§ DATA SHOWN:
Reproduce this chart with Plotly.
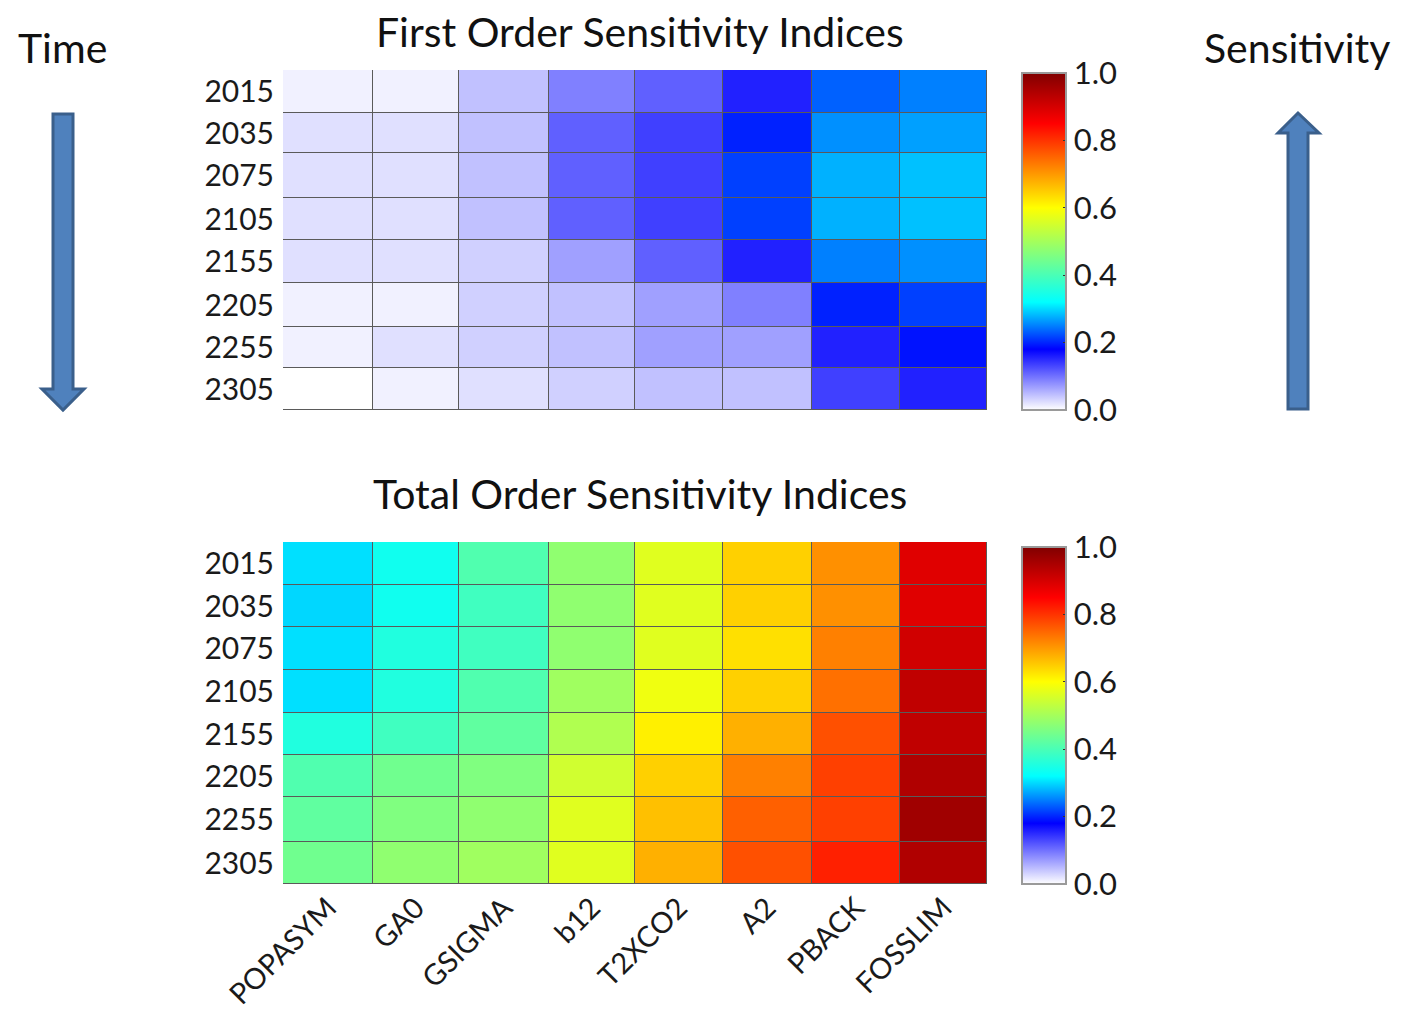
import plotly.graph_objects as go

W, H = 1404, 1011

params = ["POPASYM", "GA0", "GSIGMA", "b12", "T2XCO2", "A2", "PBACK", "FOSSLIM"]
years = ["2015", "2035", "2075", "2105", "2155", "2205", "2255", "2305"]

first_order = [
    [0.010, 0.010, 0.044, 0.090, 0.112, 0.157, 0.233, 0.250],
    [0.022, 0.022, 0.044, 0.112, 0.135, 0.198, 0.259, 0.268],
    [0.022, 0.022, 0.044, 0.112, 0.135, 0.215, 0.277, 0.286],
    [0.022, 0.022, 0.044, 0.112, 0.135, 0.215, 0.277, 0.286],
    [0.022, 0.022, 0.033, 0.067, 0.112, 0.157, 0.250, 0.259],
    [0.010, 0.010, 0.033, 0.044, 0.067, 0.090, 0.198, 0.215],
    [0.010, 0.022, 0.033, 0.044, 0.067, 0.067, 0.157, 0.190],
    [0.000, 0.010, 0.022, 0.033, 0.044, 0.044, 0.135, 0.157],
]

total_order = [
    [0.303, 0.338, 0.408, 0.478, 0.566, 0.646, 0.709, 0.887],
    [0.298, 0.338, 0.390, 0.478, 0.566, 0.646, 0.709, 0.887],
    [0.303, 0.355, 0.390, 0.478, 0.566, 0.630, 0.725, 0.906],
    [0.303, 0.355, 0.408, 0.495, 0.583, 0.646, 0.740, 0.924],
    [0.355, 0.390, 0.425, 0.513, 0.615, 0.677, 0.772, 0.924],
    [0.408, 0.443, 0.460, 0.548, 0.646, 0.725, 0.787, 0.943],
    [0.425, 0.460, 0.478, 0.566, 0.662, 0.756, 0.787, 0.962],
    [0.443, 0.478, 0.495, 0.566, 0.677, 0.772, 0.819, 0.943],
]

cbar_ticks = [0.0, 0.2, 0.4, 0.6, 0.8, 1.0]

# layout geometry (pixels in the screenshot)
col_edges = [283, 373, 459, 549, 635, 723, 812, 900, 987]
row_edges_top = [70, 113, 153, 198, 240, 283, 327, 368, 410]
row_edges_bot = [542, 585, 627, 670, 713, 755, 797, 842, 884]

colorscale = [
    [0.00, "#ffffff"],
    [0.18, "#0000ff"],
    [0.32, "#00ffff"],
    [0.46, "#80ff80"],
    [0.60, "#ffff00"],
    [0.85, "#ff0000"],
    [1.00, "#800000"],
]

FONT = "Lato, Open Sans, sans-serif"
OFF = 8  # page body margin

def px(x):
    return (x - OFF) / W

def py(y):
    return 1 - (y - OFF) / H

xe = [e - col_edges[0] for e in col_edges]
xc = [(xe[i] + xe[i + 1]) / 2 for i in range(len(params))]
ye_t = [e - row_edges_top[0] for e in row_edges_top]
yc_t = [(ye_t[i] + ye_t[i + 1]) / 2 for i in range(len(years))]
ye_b = [e - row_edges_bot[0] for e in row_edges_bot]
yc_b = [(ye_b[i] + ye_b[i + 1]) / 2 for i in range(len(years))]

def cbar(y0, y1):
    return dict(
        x=px(1022), xanchor="left", xpad=0,
        y=py((y0 + y1) / 2), yanchor="middle", ypad=0,
        len=(y1 - y0) / H, lenmode="fraction",
        thickness=44, thicknessmode="pixels",
        outlinecolor="#9a9a9a", outlinewidth=2,
        tickvals=cbar_ticks, ticktext=[f"{t:.1f}" for t in cbar_ticks],
        ticks="inside", ticklen=4, tickcolor="#333",
        tickfont=dict(family=FONT, size=31, color="#1a1a1a"),
    )

fig = go.Figure()
fig.add_trace(go.Heatmap(
    z=first_order, x=xe, y=ye_t, zmin=0, zmax=1, colorscale=colorscale,
    xgap=1, ygap=1, colorbar=cbar(73, 410), xaxis="x", yaxis="y",
    hovertemplate="%{z}<extra></extra>",
))
fig.add_trace(go.Heatmap(
    z=total_order, x=xe, y=ye_b, zmin=0, zmax=1, colorscale=colorscale,
    xgap=1, ygap=1, colorbar=cbar(547, 884), xaxis="x2", yaxis="y2",
    hovertemplate="%{z}<extra></extra>",
))

tickfont = dict(family=FONT, size=30, color="#1a1a1a")
fig.update_layout(
    width=W, height=H, margin=dict(l=0, r=0, t=0, b=0, autoexpand=False),
    paper_bgcolor="white", plot_bgcolor="#5a5a5a",
    xaxis=dict(domain=[px(283), px(987)], range=[xe[0], xe[-1]], showticklabels=False,
               showgrid=False, zeroline=False, anchor="y", ticks=""),
    yaxis=dict(domain=[py(410), py(70)], range=[ye_t[-1], ye_t[0]], tickvals=yc_t, ticktext=years,
               showgrid=False, zeroline=False, anchor="x", tickfont=tickfont, ticks="", ticklabelstandoff=8),
    xaxis2=dict(domain=[px(283), px(987)], range=[xe[0], xe[-1]], tickvals=xc, ticktext=params,
                tickangle=-45, showgrid=False, zeroline=False, anchor="y2",
                tickfont=dict(family=FONT, size=29, color="#1a1a1a"), ticks=""),
    yaxis2=dict(domain=[py(884), py(542)], range=[ye_b[-1], ye_b[0]], tickvals=yc_b, ticktext=years,
                showgrid=False, zeroline=False, anchor="x2", tickfont=tickfont, ticks="", ticklabelstandoff=8),
)

annots = [
    ("First Order Sensitivity Indices", 640, 31),
    ("Total Order Sensitivity Indices", 640, 494),
    ("Time", 62, 47),
    ("Sensitivity", 1297, 47),
]
for text, x, y in annots:
    fig.add_annotation(text=text, x=px(x), y=py(y), xref="paper", yref="paper",
                       showarrow=False, xanchor="center", yanchor="middle",
                       font=dict(family=FONT, size=41, color="#111"))

def path(points):
    return "M " + " L ".join(f"{px(x):.5f},{py(y):.5f}" for x, y in points) + " Z"

down = [(53, 114), (73, 114), (73, 389), (84, 389), (63, 410), (42, 389), (53, 389)]
up = [(1298, 113), (1319, 133), (1308, 133), (1308, 409), (1288, 409), (1288, 133), (1278, 133)]
for pts in (down, up):
    fig.add_shape(type="path", path=path(pts), xref="paper", yref="paper",
                  fillcolor="#4f81bd", line=dict(color="#3a5f8b", width=3))

fig.write_html("out.html")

§ OBJECTIVE: Reproduce the whole listing above word for word, but not its pictures.

§ EXERCISE ANSWER:
Reproduce this chart with Plotly.
import plotly.graph_objects as go

W, H = 1404, 1011

params = ["POPASYM", "GA0", "GSIGMA", "b12", "T2XCO2", "A2", "PBACK", "FOSSLIM"]
years = ["2015", "2035", "2075", "2105", "2155", "2205", "2255", "2305"]

first_order = [
    [0.010, 0.010, 0.044, 0.090, 0.112, 0.157, 0.233, 0.250],
    [0.022, 0.022, 0.044, 0.112, 0.135, 0.198, 0.259, 0.268],
    [0.022, 0.022, 0.044, 0.112, 0.135, 0.215, 0.277, 0.286],
    [0.022, 0.022, 0.044, 0.112, 0.135, 0.215, 0.277, 0.286],
    [0.022, 0.022, 0.033, 0.067, 0.112, 0.157, 0.250, 0.259],
    [0.010, 0.010, 0.033, 0.044, 0.067, 0.090, 0.198, 0.215],
    [0.010, 0.022, 0.033, 0.044, 0.067, 0.067, 0.157, 0.190],
    [0.000, 0.010, 0.022, 0.033, 0.044, 0.044, 0.135, 0.157],
]

total_order = [
    [0.303, 0.338, 0.408, 0.478, 0.566, 0.646, 0.709, 0.887],
    [0.298, 0.338, 0.390, 0.478, 0.566, 0.646, 0.709, 0.887],
    [0.303, 0.355, 0.390, 0.478, 0.566, 0.630, 0.725, 0.906],
    [0.303, 0.355, 0.408, 0.495, 0.583, 0.646, 0.740, 0.924],
    [0.355, 0.390, 0.425, 0.513, 0.615, 0.677, 0.772, 0.924],
    [0.408, 0.443, 0.460, 0.548, 0.646, 0.725, 0.787, 0.943],
    [0.425, 0.460, 0.478, 0.566, 0.662, 0.756, 0.787, 0.962],
    [0.443, 0.478, 0.495, 0.566, 0.677, 0.772, 0.819, 0.943],
]

cbar_ticks = [0.0, 0.2, 0.4, 0.6, 0.8, 1.0]

# layout geometry (pixels in the screenshot)
col_edges = [283, 373, 459, 549, 635, 723, 812, 900, 987]
row_edges_top = [70, 113, 153, 198, 240, 283, 327, 368, 410]
row_edges_bot = [542, 585, 627, 670, 713, 755, 797, 842, 884]

colorscale = [
    [0.00, "#ffffff"],
    [0.18, "#0000ff"],
    [0.32, "#00ffff"],
    [0.46, "#80ff80"],
    [0.60, "#ffff00"],
    [0.85, "#ff0000"],
    [1.00, "#800000"],
]

FONT = "Lato, Open Sans, sans-serif"
OFF = 8  # page body margin

def px(x):
    return (x - OFF) / W

def py(y):
    return 1 - (y - OFF) / H

xe = [e - col_edges[0] for e in col_edges]
xc = [(xe[i] + xe[i + 1]) / 2 for i in range(len(params))]
ye_t = [e - row_edges_top[0] for e in row_edges_top]
yc_t = [(ye_t[i] + ye_t[i + 1]) / 2 for i in range(len(years))]
ye_b = [e - row_edges_bot[0] for e in row_edges_bot]
yc_b = [(ye_b[i] + ye_b[i + 1]) / 2 for i in range(len(years))]

def cbar(y0, y1):
    return dict(
        x=px(1022), xanchor="left", xpad=0,
        y=py((y0 + y1) / 2), yanchor="middle", ypad=0,
        len=(y1 - y0) / H, lenmode="fraction",
        thickness=44, thicknessmode="pixels",
        outlinecolor="#9a9a9a", outlinewidth=2,
        tickvals=cbar_ticks, ticktext=[f"{t:.1f}" for t in cbar_ticks],
        ticks="inside", ticklen=4, tickcolor="#333",
        tickfont=dict(family=FONT, size=31, color="#1a1a1a"),
    )

fig = go.Figure()
fig.add_trace(go.Heatmap(
    z=first_order, x=xe, y=ye_t, zmin=0, zmax=1, colorscale=colorscale,
    xgap=1, ygap=1, colorbar=cbar(73, 410), xaxis="x", yaxis="y",
    hovertemplate="%{z}<extra></extra>",
))
fig.add_trace(go.Heatmap(
    z=total_order, x=xe, y=ye_b, zmin=0, zmax=1, colorscale=colorscale,
    xgap=1, ygap=1, colorbar=cbar(547, 884), xaxis="x2", yaxis="y2",
    hovertemplate="%{z}<extra></extra>",
))

tickfont = dict(family=FONT, size=30, color="#1a1a1a")
fig.update_layout(
    width=W, height=H, margin=dict(l=0, r=0, t=0, b=0, autoexpand=False),
    paper_bgcolor="white", plot_bgcolor="#5a5a5a",
    xaxis=dict(domain=[px(283), px(987)], range=[xe[0], xe[-1]], showticklabels=False,
               showgrid=False, zeroline=False, anchor="y", ticks=""),
    yaxis=dict(domain=[py(410), py(70)], range=[ye_t[-1], ye_t[0]], tickvals=yc_t, ticktext=years,
               showgrid=False, zeroline=False, anchor="x", tickfont=tickfont, ticks="", ticklabelstandoff=8),
    xaxis2=dict(domain=[px(283), px(987)], range=[xe[0], xe[-1]], tickvals=xc, ticktext=params,
                tickangle=-45, showgrid=False, zeroline=False, anchor="y2",
                tickfont=dict(family=FONT, size=29, color="#1a1a1a"), ticks=""),
    yaxis2=dict(domain=[py(884), py(542)], range=[ye_b[-1], ye_b[0]], tickvals=yc_b, ticktext=years,
                showgrid=False, zeroline=False, anchor="x2", tickfont=tickfont, ticks="", ticklabelstandoff=8),
)

annots = [
    ("First Order Sensitivity Indices", 640, 31),
    ("Total Order Sensitivity Indices", 640, 494),
    ("Time", 62, 47),
    ("Sensitivity", 1297, 47),
]
for text, x, y in annots:
    fig.add_annotation(text=text, x=px(x), y=py(y), xref="paper", yref="paper",
                       showarrow=False, xanchor="center", yanchor="middle",
                       font=dict(family=FONT, size=41, color="#111"))

def path(points):
    return "M " + " L ".join(f"{px(x):.5f},{py(y):.5f}" for x, y in points) + " Z"

down = [(53, 114), (73, 114), (73, 389), (84, 389), (63, 410), (42, 389), (53, 389)]
up = [(1298, 113), (1319, 133), (1308, 133), (1308, 409), (1288, 409), (1288, 133), (1278, 133)]
for pts in (down, up):
    fig.add_shape(type="path", path=path(pts), xref="paper", yref="paper",
                  fillcolor="#4f81bd", line=dict(color="#3a5f8b", width=3))

fig.write_html("out.html")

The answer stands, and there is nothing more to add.